Ему следовало не только хранить, но и защищать минувшее. Надо сказать, опасностей хватало, и он реагировал на них незамедлительно. В такие минуты на его лице появлялось выражение обиды, и на память опять приходил тот мальчик, которого мать поила чаем.
Лютик не берегла, едва ли не транжирила свою жизнь, а ее сын сосредоточенно накапливал. Часами склонялся над документами, устанавливал связь явлений. «Эта фраза была произнесена с другой интонацией», — громко сердился он и успокаивался лишь тогда, когда убеждался, что прошлому ничто не угрожает.
Даже расположение вещей в квартире, где он жил с мамой и бабушкой, составляло особую заботу Арсения Арсеньевича. Предупреждая возможные фальсификации, он сделал несколько рисунков на темы интерьеров своего детства.
Вот как он относился к минувшему: внимательно следил за тем, чтобы вещи находились на своих местах, а фразы не растеряли своего смысла… Так режиссер давно поставленного спектакля пытается сохранить его в первоначальном виде.
Словом, наиболее важные для Смольевского события происходили в прошлом, а самым главным человеком этого прошлого была его мать.
Как уже говорилось, сын Ольги Ваксель дорожил каждой подробностью, но кое-чем он дорожил больше всего. О том дне, когда Ольга-Лютик покидала Ленинград, он рассказывал особенно подробно. Это были последние часы, проведенные ими вместе, и тут имело значение буквально все.

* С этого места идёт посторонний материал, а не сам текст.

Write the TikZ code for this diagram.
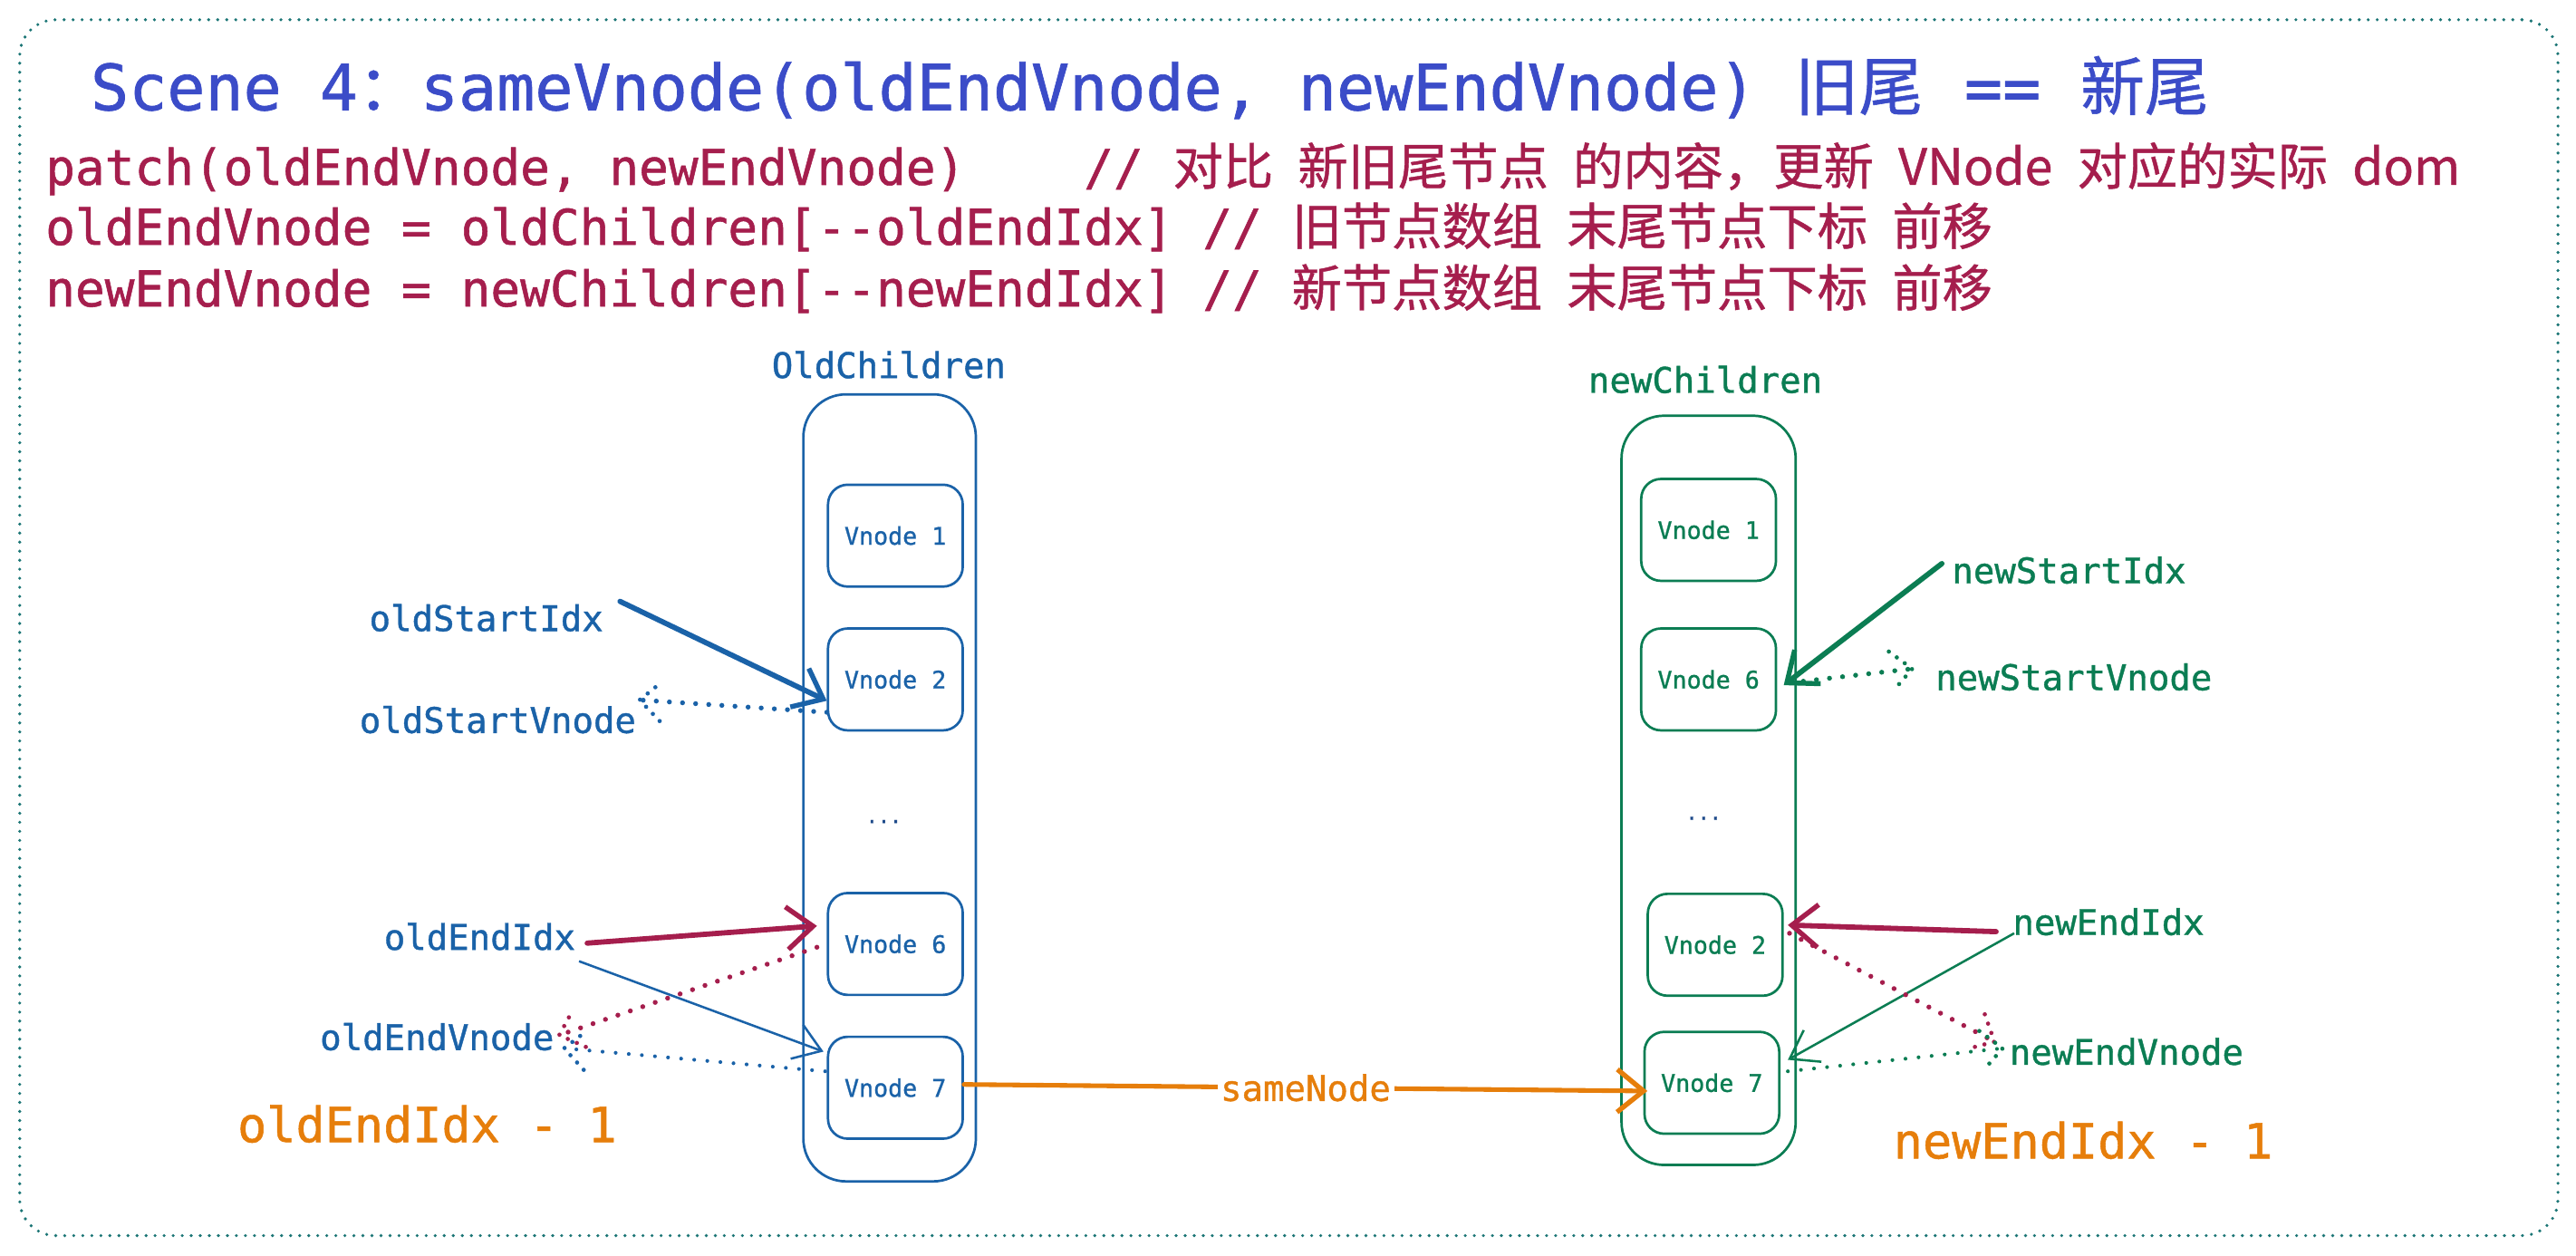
\documentclass[tikz,border=0pt]{standalone}
\usepackage{fontspec}
\setmonofont[FakeBold=1]{DejaVu Sans Mono}
\newfontfamily\cjk[FakeBold=0.8]{Noto Sans CJK SC}
\usetikzlibrary{arrows.meta,decorations.markings}
\definecolor{ttl}{HTML}{3B4CC8}
\definecolor{codec}{HTML}{A51E4D}
\definecolor{oblue}{HTML}{1A62A8}
\definecolor{ngreen}{HTML}{0B7D53}
\definecolor{orng}{HTML}{E67E0B}
\definecolor{brd}{HTML}{1B7575}
\definecolor{dotc}{HTML}{1E4A8A}
\newcommand\gp{\hspace{15pt}}
\tikzset{
  vbox/.style={draw, rounded corners=12pt, minimum width=82pt, minimum height=62pt, line width=1.5pt, font=\ttfamily\fontsize{14.7}{15}\selectfont, inner sep=0pt},
  cont/.style={draw, rounded corners=26pt, line width=1.5pt, inner sep=0pt},
  lab/.style={font=\ttfamily\fontsize{21.5}{22}\selectfont, inner sep=0pt},
  biglab/.style={font=\ttfamily\fontsize{29.5}{30}\selectfont, inner sep=0pt, text=orng},
  codeline/.style={anchor=base west, inner sep=0pt, text=codec, font=\ttfamily\fontsize{30}{30}\selectfont},
  thickarr/.style={line width=3.2pt, line cap=round, -{Straight Barb[length=16pt, width=26pt, line width=3pt]}},
  thinarr/.style={line width=1.4pt, -{Straight Barb[length=16pt, width=22pt, line width=1.4pt]}},
  dotarr/.style={draw=#1, line width=3pt, line cap=round, dash pattern=on 0pt off 8pt,
    postaction={decorate}, decoration={markings, mark=at position 1 with {\draw[#1, line width=2.6pt, line cap=round, dash pattern=on 0pt off 6pt] (-13pt,12pt) -- (0pt,0pt) -- (-13pt,-12pt);}}},
  dotarrthin/.style={dotarr=#1, line width=2.3pt},
}
\begin{document}
\begin{tikzpicture}[x=1pt,y=-1pt]
\useasboundingbox (0,0) rectangle (1568,764);
% frame
\node[draw=brd, line width=2pt, line cap=round, dash pattern=on 0pt off 5.5pt, rounded corners=22pt, minimum width=1545pt, minimum height=740pt, inner sep=0pt] (frame) at (784.5,382) {};
% title
\node[anchor=base west, inner sep=0pt, text=ttl, font=\ttfamily\fontsize{38.6}{39}\selectfont] (title) at (55,67)
  {Scene 4{\cjk\fontsize{38}{39}\selectfont ：}sameVnode(oldEndVnode, newEndVnode) {\cjk\fontsize{39}{39}\selectfont 旧尾} \hspace{2pt}== \hspace{1pt}{\cjk\fontsize{39}{39}\selectfont 新尾}};
% code lines
\node[codeline] (l1) at (27.5,112.5) {patch(oldEndVnode, newEndVnode)\ \ \ \ // {\cjk\fontsize{30.5}{30}\selectfont 对比\gp 新旧尾节点\gp 的内容，更新\gp VNode\gp 对应的实际\gp dom}};
\node[codeline] (l2) at (27.5,149) {oldEndVnode = oldChildren[--oldEndIdx] // {\cjk\fontsize{30.5}{30}\selectfont 旧节点数组\gp 末尾节点下标\gp 前移}};
\node[codeline] (l3) at (27.5,186.5) {newEndVnode = newChildren[--newEndIdx] // {\cjk\fontsize{30.5}{30}\selectfont 新节点数组\gp 末尾节点下标\gp 前移}};

% old children
\node[lab, text=oblue] (oldlab) at (541,222) {OldChildren};
\node[cont, draw=oblue, minimum width=105pt, minimum height=479pt] (oldc) at (541.5,479.5) {};
\node[vbox, draw=oblue, text=oblue] (o1) at (545,326) {Vnode 1};
\node[vbox, draw=oblue, text=oblue] (o2) at (545,413.5) {Vnode 2};
\node[inner sep=0pt, text=dotc, font=\ttfamily\fontsize{12}{12}\selectfont] (odots) at (538,500) {...};
\node[vbox, draw=oblue, text=oblue] (o6) at (545,574.5) {Vnode 6};
\node[vbox, draw=oblue, text=oblue] (o7) at (545,662) {Vnode 7};

% new children
\node[lab, text=ngreen] (newlab) at (1038,231) {newChildren};
\node[cont, draw=ngreen, minimum width=106pt, minimum height=456pt] (newc) at (1040,481) {};
\node[vbox, draw=ngreen, text=ngreen] (n1) at (1040,322.5) {Vnode 1};
\node[vbox, draw=ngreen, text=ngreen] (n6) at (1040,413.5) {Vnode 6};
\node[inner sep=0pt, text=dotc, font=\ttfamily\fontsize{12}{12}\selectfont] (ndots) at (1037,498) {...};
\node[vbox, draw=ngreen, text=ngreen] (n2) at (1044,575) {Vnode 2};
\node[vbox, draw=ngreen, text=ngreen] (n7) at (1042,659) {Vnode 7};

% left labels
\node[lab, text=oblue] (oSI) at (296,376) {oldStartIdx};
\node[lab, text=oblue] (oSV) at (303,438) {oldStartVnode};
\node[lab, text=oblue] (oEI) at (292,570) {oldEndIdx};
\node[lab, text=oblue] (oEV) at (266,631) {oldEndVnode};
\node[biglab] (oEI1) at (260,684) {oldEndIdx - 1};

% right labels
\node[lab, text=ngreen, anchor=west] (nSI) at (1188,347) {newStartIdx};
\node[lab, text=ngreen, anchor=west] (nSV) at (1178,412) {newStartVnode};
\node[lab, text=ngreen, anchor=west] (nEI) at (1225,561) {newEndIdx};
\node[lab, text=ngreen, anchor=west] (nEV) at (1223,640) {newEndVnode};
\node[biglab] (nEI1) at (1268,694) {newEndIdx - 1};

% old side arrows
\draw[thickarr, oblue] ([xshift=10pt,yshift=10pt]oSI.east) -- ([yshift=-13pt]o2.west);
\draw[dotarr=oblue] ([yshift=-20pt]o2.west) -- ([xshift=2pt,yshift=12pt]oSV.east);
\draw[thickarr, codec] ([xshift=7pt,yshift=-4pt]oEI.east) -- ([xshift=-6pt,yshift=11pt]o6.west);
\draw[thinarr, oblue] ([xshift=2pt,yshift=-15pt]oEI.east) -- ([xshift=-2pt,yshift=22pt]o7.west);
\draw[dotarr=codec] ([xshift=-6pt,yshift=-2pt]o6.west) -- ([xshift=3pt,yshift=1pt]oEV.east);
\draw[dotarrthin=oblue] ([xshift=-1pt,yshift=10pt]o7.west) -- ([xshift=6pt,yshift=-7pt]oEV.east);

% sameNode
\draw[thickarr, orng, line width=2.8pt] ([yshift=2pt]o7.east) -- node[fill=white, inner sep=2pt, font=\ttfamily\fontsize{21.5}{22}\selectfont, text=orng] (same) {sameNode} ([xshift=2.5pt,yshift=-5pt]n7.west);

% new side arrows
\draw[thickarr, ngreen] ([xshift=-6pt,yshift=4pt]nSI.west) -- ([xshift=4pt,yshift=-3.5pt]n6.east);
\draw[dotarr=ngreen] ([xshift=8pt,yshift=-2pt]n6.east) -- ([xshift=-14pt,yshift=5pt]nSV.west);
\draw[thickarr, codec] ([xshift=-10pt,yshift=-6pt]nEI.west) -- ([xshift=2.5pt,yshift=12pt]n2.east);
\draw[thinarr, ngreen] ([xshift=1pt,yshift=-7pt]nEI.west) -- ([xshift=4.5pt,yshift=14pt]n7.east);
\draw[dotarr=codec] ([xshift=3.5pt,yshift=7pt]n2.east) -- ([xshift=-9pt,yshift=6pt]nEV.west);
\draw[dotarrthin=ngreen] ([xshift=4.5pt,yshift=7pt]n7.east) -- ([xshift=-4pt,yshift=2pt]nEV.west);
\end{tikzpicture}
\end{document}
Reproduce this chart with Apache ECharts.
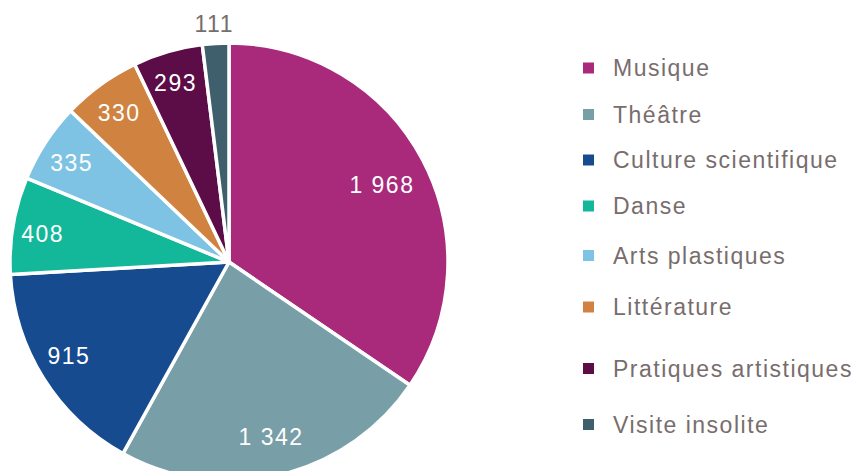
<!DOCTYPE html>
<html>
<head>
<meta charset="utf-8">
<script src="https://cdn.jsdelivr.net/npm/echarts@6/dist/echarts.min.js"></script>
<style>
  html, body { margin: 0; padding: 0; background: #ffffff; }
  #chart { width: 854px; height: 471px; }
  #chart text { letter-spacing: 1.5px; }
</style>
</head>
<body>
<div id="chart"></div>
<script>
// Participants par discipline
const categories = ['Musique', 'Théâtre', 'Culture scientifique', 'Danse', 'Arts plastiques', 'Littérature', 'Pratiques artistiques', 'Visite insolite'];
const values = [1968, 1342, 915, 408, 335, 330, 293, 111];
const colors = ['#A9297A', '#789EA8', '#174B8F', '#13B89A', '#7EC3E3', '#D08240', '#5C0C46', '#3E5F6B'];

// Layout: distance of each value label from the centre, small nudges, legend row centres
const labelDist = [170, 179, 186, 188, 186, 186, 188, 239];
const labelNudge = [[0, 4], [0, -2], [0, -7], [2, 4], [1, 4], [1, 4], [0, 4], [0, 4]];
const legendRows = [68, 114.5, 160, 206, 255.5, 307, 368.5, 424.5];

const CENTER = [229, 262];
const RADIUS = 219;
const FONT = '"Liberation Sans", Arial, sans-serif';
const TEXT_GREY = '#786D6D';

const fmt = v => String(v).replace(/\B(?=(\d{3})+(?!\d))/g, '\u00a0');

const pieData = categories.map((name, i) => ({ name, value: values[i], itemStyle: { color: colors[i] } }));

const series = [{
  type: 'pie',
  name: 'main',
  center: CENTER,
  radius: RADIUS,
  startAngle: 90,
  clockwise: true,
  avoidLabelOverlap: false,
  label: { show: false },
  labelLine: { show: false },
  emphasis: { disabled: true },
  itemStyle: { borderColor: '#ffffff', borderWidth: 3.5 },
  data: pieData
}];

// One transparent ring per value label, so each label sits at its own distance
categories.forEach((_, k) => {
  const d = labelDist[k];
  series.push({
    type: 'pie',
    center: CENTER,
    radius: [d - 20, d + 20],
    startAngle: 90,
    clockwise: true,
    silent: true,
    legendHoverLink: false,
    avoidLabelOverlap: false,
    emphasis: { disabled: true },
    labelLine: { show: false },
    itemStyle: { color: 'rgba(0,0,0,0)', borderWidth: 0 },
    data: categories.map((name, i) => ({
      name, value: values[i],
      itemStyle: { color: 'rgba(0,0,0,0)' },
      label: {
        show: i === k,
        position: 'inside',
        offset: labelNudge[i],
        formatter: fmt(values[i]),
        color: d > RADIUS ? TEXT_GREY : '#ffffff',
        fontFamily: FONT,
        fontSize: 23
      }
    }))
  });
});

const legend = categories.map((name, i) => ({
  data: [name],
  orient: 'vertical',
  left: 583,
  top: legendRows[i] - 12,
  padding: 0,
  itemWidth: 11,
  itemHeight: 11,
  icon: 'rect',
  itemStyle: { borderWidth: 0 },
  selectedMode: false,
  textStyle: { color: TEXT_GREY, fontFamily: FONT, fontSize: 23, lineHeight: 24, padding: [0, 0, 0, 14] }
}));

const chart = echarts.init(document.getElementById('chart'), null, { renderer: 'svg' });
chart.setOption({
  animation: false,
  backgroundColor: '#ffffff',
  legend,
  series
});
</script>
</body>
</html>
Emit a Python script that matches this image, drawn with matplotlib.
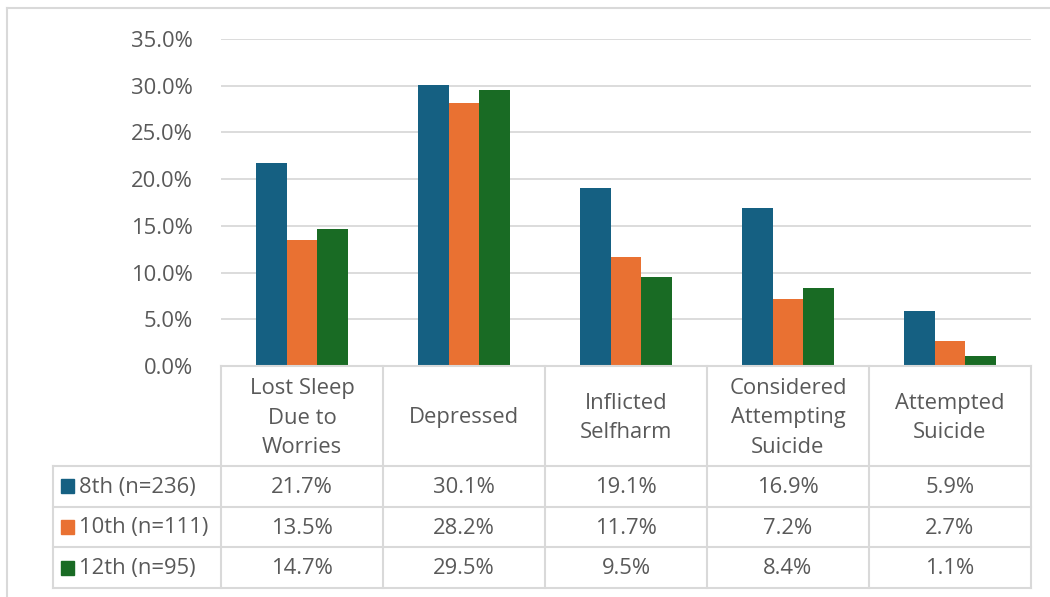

В любой ситуации Арсений Арсеньевич занимал сторону матери. С его точки зрения она была всегда права: даже тогда, когда оставила его, девятилетнего, на попечение бабушки, а сама с новым мужем уехала в Норвегию.
Зато к тем, кто вольно или невольно явился причиной ее огорчений, он был необычайно строг. Пусть это был его собственный отец — он ни за что не соглашался ничего ему прощать.
Прошлое надо было не только оградить от возможных покушений, но и понять. Это, пожалуй, было самое сложное. Больше всего его мучило: почему его мать, такая красивая и одаренная, решила уйти из жизни?